The words of the narrator, a dying minister, to his son in Marilynne Robinson, Gilead

What Kondanna realised

Thus spoke the Blessed One, and the Group of Five bhikkhus were gladdened. Now while this discourse was being delivered, the untarnished and clear insight arose in Venerable Kondanna thus: “Whatever has the nature to arise, has the nature to cease.”

During this talk, there arose in Kondanna the clear seeing of the Dhamma “that whatever has the nature to arise, has the nature to cease.” He insightfully saw the holding onto the world wherein dukkha [suffering] is conditioned and is let go of. In order to recognize that everything – even the very thoughts and emotions that one has – just comes and goes means that there is dispassion and detachment, a clear seeing of how things work.

Attachment means that we give thoughts or feelings a significance that they would not have if they were seen as passing phenomena. With attachment there is no independence from the immediate circumstances, no space to see things objectively. So we go up with the ups and down with the downs, falling into despair about being depressed, and we then languish in that mood.

Ajahn Sucitto, The Dawn of the Dhamma: Illuminations from the Buddha’s First Discourse

A natural process

The intelligent way of working with emotions is to try to relate to their basic substance. The basic “isness” quality of the emotions, the fundamental nature of the emotions, is just energy.

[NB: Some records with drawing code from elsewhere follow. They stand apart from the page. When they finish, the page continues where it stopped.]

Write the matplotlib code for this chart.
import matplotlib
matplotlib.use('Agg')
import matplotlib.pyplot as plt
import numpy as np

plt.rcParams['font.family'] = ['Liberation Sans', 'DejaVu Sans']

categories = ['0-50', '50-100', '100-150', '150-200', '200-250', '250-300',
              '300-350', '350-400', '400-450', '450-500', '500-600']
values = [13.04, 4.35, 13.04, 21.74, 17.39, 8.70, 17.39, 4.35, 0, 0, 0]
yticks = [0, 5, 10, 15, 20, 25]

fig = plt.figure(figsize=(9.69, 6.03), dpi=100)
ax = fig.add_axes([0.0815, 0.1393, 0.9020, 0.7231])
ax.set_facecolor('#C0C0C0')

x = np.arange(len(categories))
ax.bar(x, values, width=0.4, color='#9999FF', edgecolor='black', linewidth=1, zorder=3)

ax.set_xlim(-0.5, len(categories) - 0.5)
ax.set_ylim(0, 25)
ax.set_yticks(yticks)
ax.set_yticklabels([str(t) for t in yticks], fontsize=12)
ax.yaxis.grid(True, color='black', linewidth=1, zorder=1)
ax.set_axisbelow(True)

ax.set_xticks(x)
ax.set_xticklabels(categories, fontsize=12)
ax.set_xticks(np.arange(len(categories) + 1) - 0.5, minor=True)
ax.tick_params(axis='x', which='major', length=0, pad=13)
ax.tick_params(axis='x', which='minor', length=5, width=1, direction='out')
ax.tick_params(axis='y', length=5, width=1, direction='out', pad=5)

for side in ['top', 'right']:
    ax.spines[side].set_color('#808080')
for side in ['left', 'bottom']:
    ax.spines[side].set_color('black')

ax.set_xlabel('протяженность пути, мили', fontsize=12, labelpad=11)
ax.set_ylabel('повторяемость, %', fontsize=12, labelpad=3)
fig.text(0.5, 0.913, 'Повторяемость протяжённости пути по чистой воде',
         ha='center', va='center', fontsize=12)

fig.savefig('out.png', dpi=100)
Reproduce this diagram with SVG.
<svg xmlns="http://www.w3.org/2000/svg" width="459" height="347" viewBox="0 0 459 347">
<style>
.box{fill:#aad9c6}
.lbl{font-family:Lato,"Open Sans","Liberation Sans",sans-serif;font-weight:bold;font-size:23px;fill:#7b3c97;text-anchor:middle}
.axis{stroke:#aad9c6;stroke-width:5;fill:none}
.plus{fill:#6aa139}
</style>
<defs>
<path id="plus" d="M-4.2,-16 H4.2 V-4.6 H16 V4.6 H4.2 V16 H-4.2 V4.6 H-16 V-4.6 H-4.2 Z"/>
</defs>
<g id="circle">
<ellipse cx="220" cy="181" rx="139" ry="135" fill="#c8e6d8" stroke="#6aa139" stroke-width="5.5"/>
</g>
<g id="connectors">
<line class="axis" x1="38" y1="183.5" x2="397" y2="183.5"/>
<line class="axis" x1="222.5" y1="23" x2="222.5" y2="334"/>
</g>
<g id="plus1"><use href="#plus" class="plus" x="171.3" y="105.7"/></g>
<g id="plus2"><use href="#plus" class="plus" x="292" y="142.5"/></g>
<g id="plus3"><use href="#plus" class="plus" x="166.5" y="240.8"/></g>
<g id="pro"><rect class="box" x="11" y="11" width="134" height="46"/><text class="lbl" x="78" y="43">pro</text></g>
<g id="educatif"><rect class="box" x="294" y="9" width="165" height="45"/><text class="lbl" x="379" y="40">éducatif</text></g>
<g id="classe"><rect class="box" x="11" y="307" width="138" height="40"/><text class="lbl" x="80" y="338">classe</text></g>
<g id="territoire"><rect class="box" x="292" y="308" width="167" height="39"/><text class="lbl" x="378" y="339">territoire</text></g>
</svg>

And if one is able to relate with the energy, then the energies have no conflict with you. They become a natural process.


Chögyam Trungpa, The Myth of Freedom and the Way of Meditation

Wasting time

If you say that getting money is the most important thing, you’ll spend your life completely wasting your time.

You’ll be doing things you don’t like in order to go on living, that is, to go on doing things you don’t like doing, which is stupid.